Task objective >>
Retype all of the listing exactly, passing over any picture you find.
----------
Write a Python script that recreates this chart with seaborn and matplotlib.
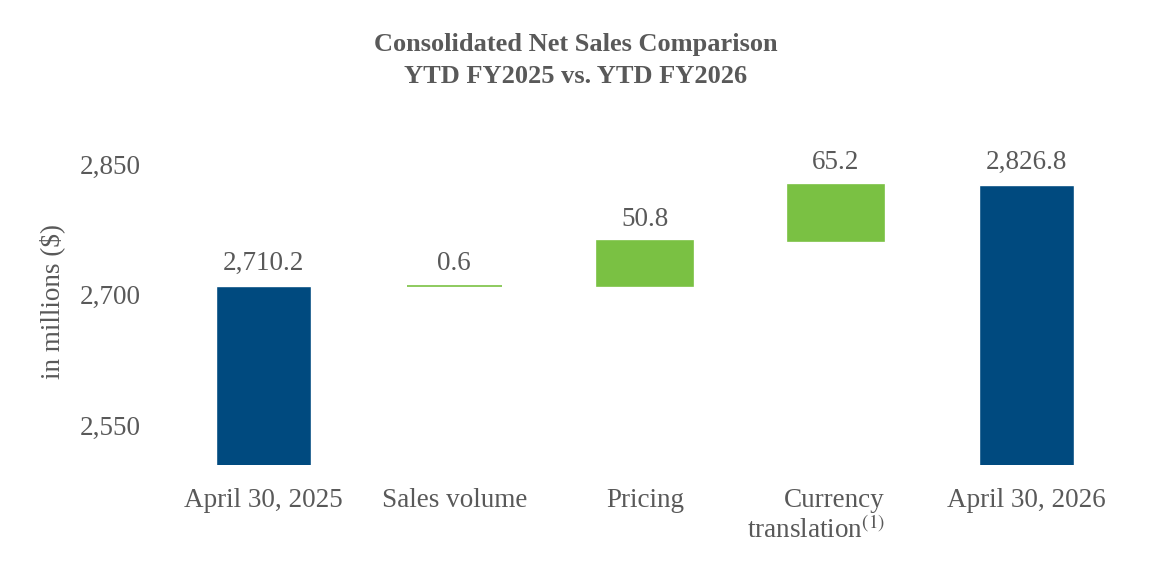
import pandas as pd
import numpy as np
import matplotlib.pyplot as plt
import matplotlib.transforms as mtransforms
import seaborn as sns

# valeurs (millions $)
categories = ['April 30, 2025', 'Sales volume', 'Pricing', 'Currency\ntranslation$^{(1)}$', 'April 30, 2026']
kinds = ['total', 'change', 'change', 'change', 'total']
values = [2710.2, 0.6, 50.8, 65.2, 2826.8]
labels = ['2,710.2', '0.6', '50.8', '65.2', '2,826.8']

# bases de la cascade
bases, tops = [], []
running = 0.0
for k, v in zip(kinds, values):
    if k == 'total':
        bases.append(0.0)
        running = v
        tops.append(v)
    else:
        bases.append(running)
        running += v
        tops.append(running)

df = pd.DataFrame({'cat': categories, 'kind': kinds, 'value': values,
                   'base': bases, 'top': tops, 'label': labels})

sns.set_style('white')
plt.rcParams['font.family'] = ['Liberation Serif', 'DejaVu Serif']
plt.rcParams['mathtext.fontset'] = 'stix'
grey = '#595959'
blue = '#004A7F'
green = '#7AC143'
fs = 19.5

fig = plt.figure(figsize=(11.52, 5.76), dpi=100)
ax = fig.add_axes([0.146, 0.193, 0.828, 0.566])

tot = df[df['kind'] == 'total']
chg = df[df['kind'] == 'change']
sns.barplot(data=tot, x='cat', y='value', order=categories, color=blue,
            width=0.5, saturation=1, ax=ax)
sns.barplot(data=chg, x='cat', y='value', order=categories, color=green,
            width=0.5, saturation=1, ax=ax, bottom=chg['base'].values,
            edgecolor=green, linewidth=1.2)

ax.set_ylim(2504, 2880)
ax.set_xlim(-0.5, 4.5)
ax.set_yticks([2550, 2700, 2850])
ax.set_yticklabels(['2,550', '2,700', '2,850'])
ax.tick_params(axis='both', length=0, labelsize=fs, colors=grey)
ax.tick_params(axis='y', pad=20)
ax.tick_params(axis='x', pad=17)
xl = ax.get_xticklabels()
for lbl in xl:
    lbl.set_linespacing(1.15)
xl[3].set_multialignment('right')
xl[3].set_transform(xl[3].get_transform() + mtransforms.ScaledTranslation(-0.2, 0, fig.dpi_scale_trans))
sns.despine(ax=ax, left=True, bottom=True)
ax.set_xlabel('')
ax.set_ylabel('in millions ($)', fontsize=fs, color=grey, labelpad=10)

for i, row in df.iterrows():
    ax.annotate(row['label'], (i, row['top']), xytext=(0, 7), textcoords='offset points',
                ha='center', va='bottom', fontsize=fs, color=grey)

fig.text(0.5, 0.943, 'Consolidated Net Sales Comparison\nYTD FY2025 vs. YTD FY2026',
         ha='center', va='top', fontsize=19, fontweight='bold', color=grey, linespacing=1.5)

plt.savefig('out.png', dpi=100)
----------
Result of this task >>
Write a Python script that recreates this chart with seaborn and matplotlib.
import pandas as pd
import numpy as np
import matplotlib.pyplot as plt
import matplotlib.transforms as mtransforms
import seaborn as sns

# valeurs (millions $)
categories = ['April 30, 2025', 'Sales volume', 'Pricing', 'Currency\ntranslation$^{(1)}$', 'April 30, 2026']
kinds = ['total', 'change', 'change', 'change', 'total']
values = [2710.2, 0.6, 50.8, 65.2, 2826.8]
labels = ['2,710.2', '0.6', '50.8', '65.2', '2,826.8']

# bases de la cascade
bases, tops = [], []
running = 0.0
for k, v in zip(kinds, values):
    if k == 'total':
        bases.append(0.0)
        running = v
        tops.append(v)
    else:
        bases.append(running)
        running += v
        tops.append(running)

df = pd.DataFrame({'cat': categories, 'kind': kinds, 'value': values,
                   'base': bases, 'top': tops, 'label': labels})

sns.set_style('white')
plt.rcParams['font.family'] = ['Liberation Serif', 'DejaVu Serif']
plt.rcParams['mathtext.fontset'] = 'stix'
grey = '#595959'
blue = '#004A7F'
green = '#7AC143'
fs = 19.5

fig = plt.figure(figsize=(11.52, 5.76), dpi=100)
ax = fig.add_axes([0.146, 0.193, 0.828, 0.566])

tot = df[df['kind'] == 'total']
chg = df[df['kind'] == 'change']
sns.barplot(data=tot, x='cat', y='value', order=categories, color=blue,
            width=0.5, saturation=1, ax=ax)
sns.barplot(data=chg, x='cat', y='value', order=categories, color=green,
            width=0.5, saturation=1, ax=ax, bottom=chg['base'].values,
            edgecolor=green, linewidth=1.2)

ax.set_ylim(2504, 2880)
ax.set_xlim(-0.5, 4.5)
ax.set_yticks([2550, 2700, 2850])
ax.set_yticklabels(['2,550', '2,700', '2,850'])
ax.tick_params(axis='both', length=0, labelsize=fs, colors=grey)
ax.tick_params(axis='y', pad=20)
ax.tick_params(axis='x', pad=17)
xl = ax.get_xticklabels()
for lbl in xl:
    lbl.set_linespacing(1.15)
xl[3].set_multialignment('right')
xl[3].set_transform(xl[3].get_transform() + mtransforms.ScaledTranslation(-0.2, 0, fig.dpi_scale_trans))
sns.despine(ax=ax, left=True, bottom=True)
ax.set_xlabel('')
ax.set_ylabel('in millions ($)', fontsize=fs, color=grey, labelpad=10)

for i, row in df.iterrows():
    ax.annotate(row['label'], (i, row['top']), xytext=(0, 7), textcoords='offset points',
                ha='center', va='bottom', fontsize=fs, color=grey)

fig.text(0.5, 0.943, 'Consolidated Net Sales Comparison\nYTD FY2025 vs. YTD FY2026',
         ha='center', va='top', fontsize=19, fontweight='bold', color=grey, linespacing=1.5)

plt.savefig('out.png', dpi=100)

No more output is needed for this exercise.